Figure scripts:
— begin —

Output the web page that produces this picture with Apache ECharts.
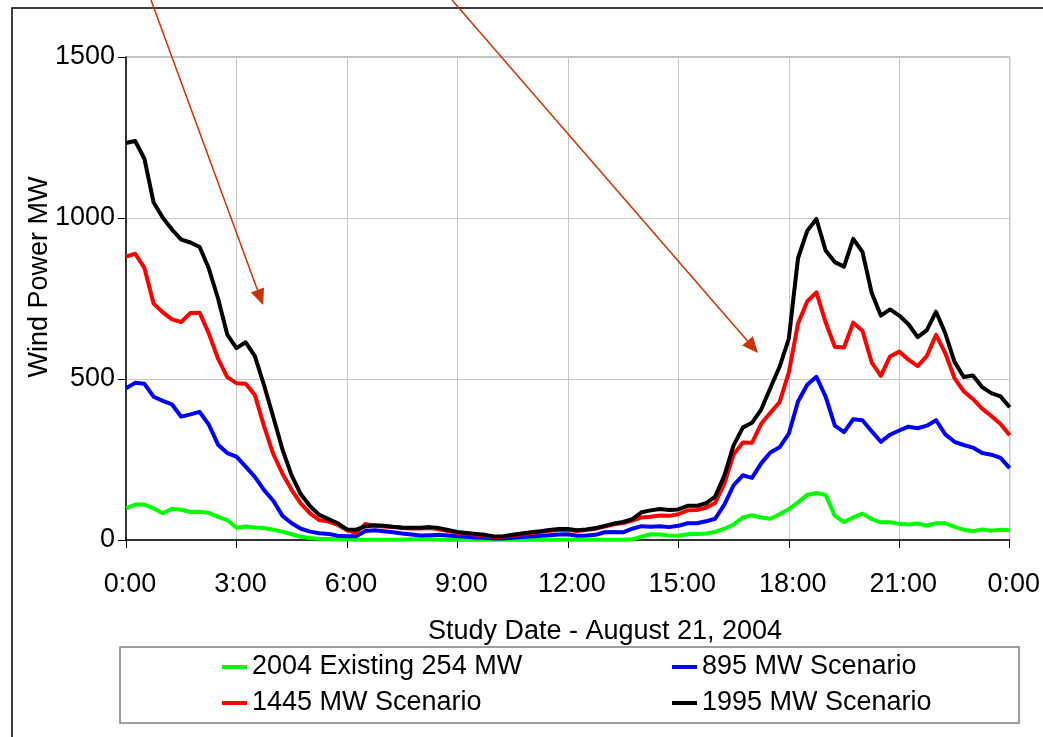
<!DOCTYPE html>
<html>
<head>
<meta charset="utf-8">
<script src="https://cdn.jsdelivr.net/npm/echarts@6/dist/echarts.min.js"></script>
<style>
html,body{margin:0;padding:0;background:#fff;}
#chart{width:1043px;height:737px;}
</style>
</head>
<body>
<div id="chart"></div>
<script>
// 15-minute samples, 0:00 .. 24:00
const seriesNames = ['2004 Existing 254 MW', '895 MW Scenario', '1445 MW Scenario', '1995 MW Scenario'];
const xTickLabels = ['0:00','3:00','6:00','9:00','12:00','15:00','18:00','21:00','0:00'];
const yTicks = [0, 500, 1000, 1500];

const existing254 = [98,110,110,98,83,97,94,87,88,84,72,62,38,42,39,37,32,26,18,10,6,4,3,2,2,
  1,1,1,1,1,1,2,2,2,1,1,1,1,1,1,1,1,1,1,1,1,1,1,1,1,1,1,1,1,1,2,
  10,18,17,14,13,18,19,20,25,35,48,70,77,70,66,80,96,117,140,146,140,75,56,70,82,65,55,55,50,48,51,45,52,52,41,32,27,33,29,32,30];

const scen895 = [471,488,485,445,432,421,383,390,398,358,296,270,259,
  228,196,155,122,75,52,35,26,21,19,13,12,
  12,28,30,27,24,20,17,14,15,16,14,12,10,8,7,5,5,7,9,11,13,15,17,18,
  13,14,16,24,25,24,35,43,41,43,40,44,52,52,58,66,
  110,170,201,193,238,272,288,330,430,482,507,445,355,
  335,375,372,338,305,327,340,352,347,355,372,328,305,295,287,270,265,255,223];

const scen1445 = [880,889,845,734,707,685,677,705,706,641,563,506,487,
  485,450,353,267,206,155,113,83,62,57,47,30,
  22,50,44,42,40,37,36,36,37,33,28,22,20,17,13,9,10,14,18,22,25,29,31,32,
  28,31,35,42,49,53,60,70,72,76,75,80,92,93,100,115,
  175,265,303,302,361,395,428,520,672,741,769,676,600,
  598,675,650,552,510,570,585,560,540,572,637,580,503,462,438,408,385,360,325];

const scen1995 = [1233,1239,1184,1048,1001,964,933,924,910,843,750,638,596,
  614,571,480,382,281,200,142,105,78,65,52,33,
  32,42,46,44,41,39,38,38,40,37,31,25,22,19,16,11,12,16,20,24,27,31,34,34,
  30,33,37,44,51,56,65,86,92,96,93,95,106,106,114,135,
  200,294,349,364,405,472,538,625,875,960,997,899,863,
  849,935,895,768,697,716,697,670,630,652,709,642,554,506,511,475,456,446,412];

const hours = existing254.map((_, i) => i * 0.25);
const pair = arr => arr.map((v, i) => [hours[i], v]);

const FONT = "'Liberation Sans', Arial, sans-serif";
const FS = 27;
const colors = ['#00ff00', '#0000ff', '#ff0000', '#000000'];
const values = [existing254, scen895, scen1445, scen1995];

const chart = echarts.init(document.getElementById('chart'), null, {renderer: 'canvas'});

const arrowColor = '#cc3300';
function arrow(x1, y1, x2, y2) {
  const dx = x2 - x1, dy = y2 - y1, L = Math.hypot(dx, dy);
  const ux = dx / L, uy = dy / L, px = -uy, py = ux;
  const hl = 16, hw = 7;
  const bx = x2 - ux * hl, by = y2 - uy * hl;
  return [
    {type: 'line', z: 100, shape: {x1: x1, y1: y1, x2: bx, y2: by}, style: {stroke: arrowColor, lineWidth: 1.5}},
    {type: 'polygon', z: 100, shape: {points: [[x2, y2], [bx + px * hw, by + py * hw], [bx - px * hw, by - py * hw]]}, style: {fill: arrowColor}}
  ];
}

const option = {
  animation: false,
  backgroundColor: '#fff',
  grid: {left: 126, right: 28, top: 57, bottom: 197, show: true, borderColor: '#808080', borderWidth: 1, backgroundColor: 'transparent'},
  xAxis: {
    type: 'value', min: 0, max: 24, interval: 3,
    axisLine: {show: true, lineStyle: {color: '#000', width: 1.5}},
    axisTick: {show: true, length: 8, lineStyle: {color: '#000', width: 1}},
    splitLine: {show: true, lineStyle: {color: '#c8c8c8', width: 1}},
    axisLabel: {
      color: '#000', fontFamily: FONT, fontSize: FS, margin: 31, padding: [0, 0, 0, 8],
      formatter: v => xTickLabels[Math.round(v / 3)]
    }
  },
  yAxis: {
    type: 'value', min: 0, max: 1500, interval: 500,
    axisLine: {show: true, lineStyle: {color: '#000', width: 1.5}},
    axisTick: {show: true, length: 8, lineStyle: {color: '#000', width: 1}},
    splitLine: {show: true, lineStyle: {color: '#c8c8c8', width: 1}},
    axisLabel: {color: '#000', fontFamily: FONT, fontSize: FS, margin: 11, padding: [10, 0, 0, 0],
      formatter: v => String(yTicks[Math.round(v / 500)])}
  },
  legend: [
    {
      left: 222, top: 649, orient: 'vertical', itemGap: 0, padding: 0,
      icon: 'rect', itemWidth: 25, itemHeight: 4,
      data: [seriesNames[0], seriesNames[2]],
      textStyle: {color: '#000', fontFamily: FONT, fontSize: FS, lineHeight: 36}
    },
    {
      left: 672, top: 649, orient: 'vertical', itemGap: 0, padding: 0,
      icon: 'rect', itemWidth: 25, itemHeight: 4,
      data: [seriesNames[1], seriesNames[3]],
      textStyle: {color: '#000', fontFamily: FONT, fontSize: FS, lineHeight: 36}
    }
  ],
  series: values.map((arr, k) => ({
    name: seriesNames[k], type: 'line', data: pair(arr),
    showSymbol: false, symbol: 'none', smooth: false,
    color: colors[k],
    lineStyle: {color: colors[k], width: 4, join: 'round'},
    z: 2 + k
  })),
  graphic: [
    {type: 'rect', z: -1, shape: {x: 12, y: 8, width: 1200, height: 900}, style: {fill: 'none', stroke: '#000', lineWidth: 1.5}},
    {type: 'rect', z: 0, shape: {x: 120, y: 647, width: 899, height: 76}, style: {fill: '#fff', stroke: '#808080', lineWidth: 1.5}},
    {type: 'text', z: 50, x: 605, y: 632, style: {text: 'Study Date - August 21, 2004', font: FS + 'px ' + FONT, fill: '#000', textAlign: 'center', textVerticalAlign: 'middle'}},
    {type: 'text', z: 50, x: 40, y: 277, rotation: Math.PI / 2, style: {text: 'Wind Power MW', font: FS + 'px ' + FONT, fill: '#000', textAlign: 'center', textVerticalAlign: 'middle'}},
    ...arrow(151, 0, 263, 305),
    ...arrow(452, 0, 758, 353)
  ]
};
chart.setOption(option);
</script>
</body>
</html>
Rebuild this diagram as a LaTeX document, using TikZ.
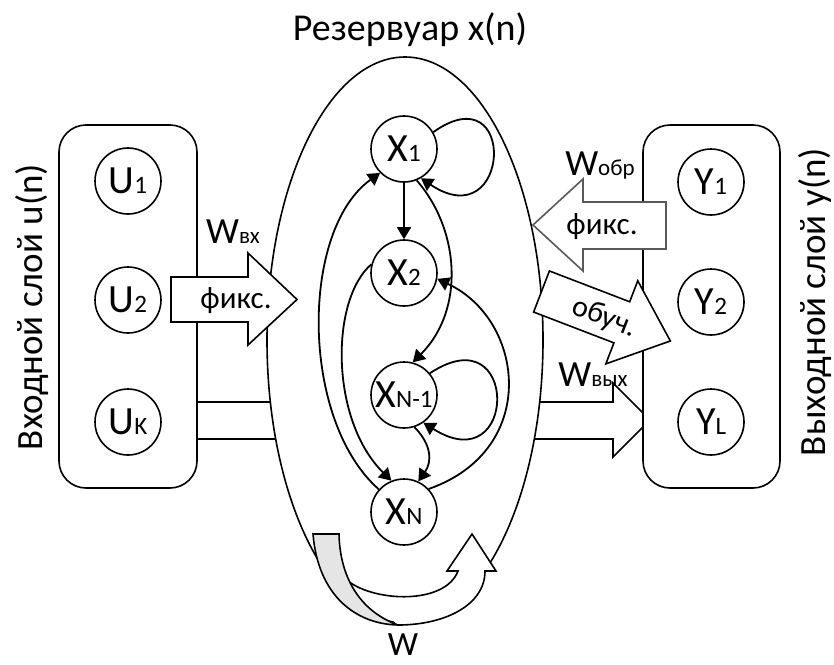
\documentclass[tikz,border=0pt]{standalone}
\usepackage{fontspec}
\setmainfont{Carlito}
\usetikzlibrary{arrows.meta}
\newcommand\nm[2]{{\fontsize{40}{40}\selectfont #1}{\fontsize{25}{25}\selectfont #2}}
\newcommand\wl[1]{{\fontsize{37}{37}\selectfont W}{\fontsize{23}{23}\selectfont #1}}
\begin{document}
\begin{tikzpicture}[x=1pt,y=-1pt,line width=1.8pt,
  neuron/.style={circle,draw,fill=white,minimum size=66pt,inner sep=0pt,line width=1.6pt},
  layerbox/.style={draw,fill=white,rounded corners=27pt,minimum width=138pt,minimum height=363pt,line width=1.6pt},
  blockarrow/.style={draw,fill=white,line width=1.6pt,line join=miter},
  conn/.style={-{Triangle[length=12pt,width=14pt]},line width=1.8pt},
  lbl/.style={inner sep=0pt,anchor=base}]
\useasboundingbox (0,0) rectangle (834,664);

% long input->output arrow (mostly hidden)
\draw[blockarrow] (150,402) -- (613,402) -- (613,383) -- (650,420) -- (613,457) -- (613,439) -- (150,439) -- cycle;

% reservoir
\draw[fill=white,line width=1.6pt] (405,340) ellipse [x radius=138pt, y radius=283pt];
\node[lbl] (title) at (410,40) {\fontsize{38}{38}\selectfont Резервуар x(n)};

% layer boxes
\node[layerbox] (inbox) at (128,306.5) {};
\node[layerbox,minimum width=137pt] (outbox) at (711.5,306.5) {};

% bottom curved arrow W
\fill[white] (348,581) .. controls (375,602) and (445,605) .. (458,571) -- (447,571) -- (472,534) -- (496,571) -- (485,571)
  .. controls (485,605) and (445,625) .. (398,625) -- cycle;
\draw[line width=1.6pt,line join=miter] (348,581) .. controls (375,602) and (445,605) .. (458,571) -- (447,571) -- (472,534) -- (496,571) -- (485,571)
  .. controls (485,605) and (445,625) .. (398,625);
\filldraw[fill=black!10,line width=1.6pt] (313,534) -- (339,534) .. controls (340,580) and (362,612) .. (398,625)
  .. controls (355,624) and (318,595) .. (313,534) -- cycle;
\node[lbl] (wlab) at (403,655) {\fontsize{34}{34}\selectfont W};

% input arrow
\draw[blockarrow] (171,277) -- (248,277) -- (248,253) -- (297,299.5) -- (248,345) -- (248,322) -- (171,322) -- cycle;
\node[inner sep=0pt] (fin) at (236,301) {\fontsize{31}{31}\selectfont фикс.};
\node[lbl] (wvx) at (233,243) {\wl{вх}};

% feedback arrow
\draw[blockarrow,draw=black!65] (666,202) -- (583,202) -- (583,179) -- (533,225) -- (583,271) -- (583,249) -- (666,249) -- cycle;
\node[inner sep=0pt] (fback) at (602,227) {\fontsize{31}{31}\selectfont фикс.};
\node[lbl] (wobr) at (600,175) {\wl{обр}};

% trained output arrow
\begin{scope}[shift={(541.5,291.5)},rotate=-21]
\draw[blockarrow] (0,-22) -- (86,-22) -- (86,-44.5) -- (138,0) -- (86,44.5) -- (86,22) -- (0,22) -- cycle;
\node[inner sep=0pt,rotate=-21] (tr) at (68,2) {\fontsize{30}{30}\selectfont обуч.};
\end{scope}
\node[lbl] (wvyh) at (593,386) {\wl{вых}};

% neurons
\node[neuron] (U1) at (128,181) {\nm{U}{1}};
\node[neuron] (U2) at (128,300) {\nm{U}{2}};
\node[neuron] (UK) at (128,422) {\nm{U}{K}};
\node[neuron] (Y1) at (711,182) {\nm{Y}{1}};
\node[neuron] (Y2) at (711,302) {\nm{Y}{2}};
\node[neuron] (YL) at (711,422) {\nm{Y}{L}};
\node[neuron] (X1) at (404,149) {\nm{X}{1}};
\node[neuron] (X2) at (404,273) {\nm{X}{2}};
\node[neuron] (XN1) at (404,395) {\nm{X}{N-1}};
\node[neuron] (XN) at (404,512) {\nm{X}{N}};

% reservoir connections
\draw[conn] (X1) -- (X2);
\draw[conn] (X1.30) .. controls +(85,-60) and +(90,60) .. (X1.-60);
\draw[conn] (XN1.40) .. controls +(90,-60) and +(95,60) .. (XN1.-55);
\draw[conn] (X1.-68) .. controls (460,230) and (465,310) .. (XN1.75);
\draw[conn] (XN.43) .. controls (540,450) and (525,320) .. (X2.-10);
\draw[conn] (XN.138) .. controls (300,420) and (300,230) .. (X1.-135);
\draw[conn] (X2.165) .. controls (330,300) and (330,420) .. (XN.112);
\draw[conn] (XN1.-72) .. controls (432,445) and (432,462) .. (XN.65);

% layer labels
\node[rotate=90,inner sep=0pt] (inlab) at (32,307) {\fontsize{37}{37}\selectfont Входной слой u(n)};
\node[rotate=90,inner sep=0pt] (outlab) at (815,302) {\fontsize{37}{37}\selectfont Выходной слой y(n)};
\end{tikzpicture}
\end{document}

— end —

◆ **EXERCISE INSTRUCTIONS**:
Only lines belong in the copy: transcribe those from the start of the data through the line that contains "const yTicks = [0, 500, 1000, 1500];", and skip the pictures.

◆ **OUTPUT**:
Output the web page that produces this picture with Apache ECharts.
<!DOCTYPE html>
<html>
<head>
<meta charset="utf-8">
<script src="https://cdn.jsdelivr.net/npm/echarts@6/dist/echarts.min.js"></script>
<style>
html,body{margin:0;padding:0;background:#fff;}
#chart{width:1043px;height:737px;}
</style>
</head>
<body>
<div id="chart"></div>
<script>
// 15-minute samples, 0:00 .. 24:00
const seriesNames = ['2004 Existing 254 MW', '895 MW Scenario', '1445 MW Scenario', '1995 MW Scenario'];
const xTickLabels = ['0:00','3:00','6:00','9:00','12:00','15:00','18:00','21:00','0:00'];
const yTicks = [0, 500, 1000, 1500];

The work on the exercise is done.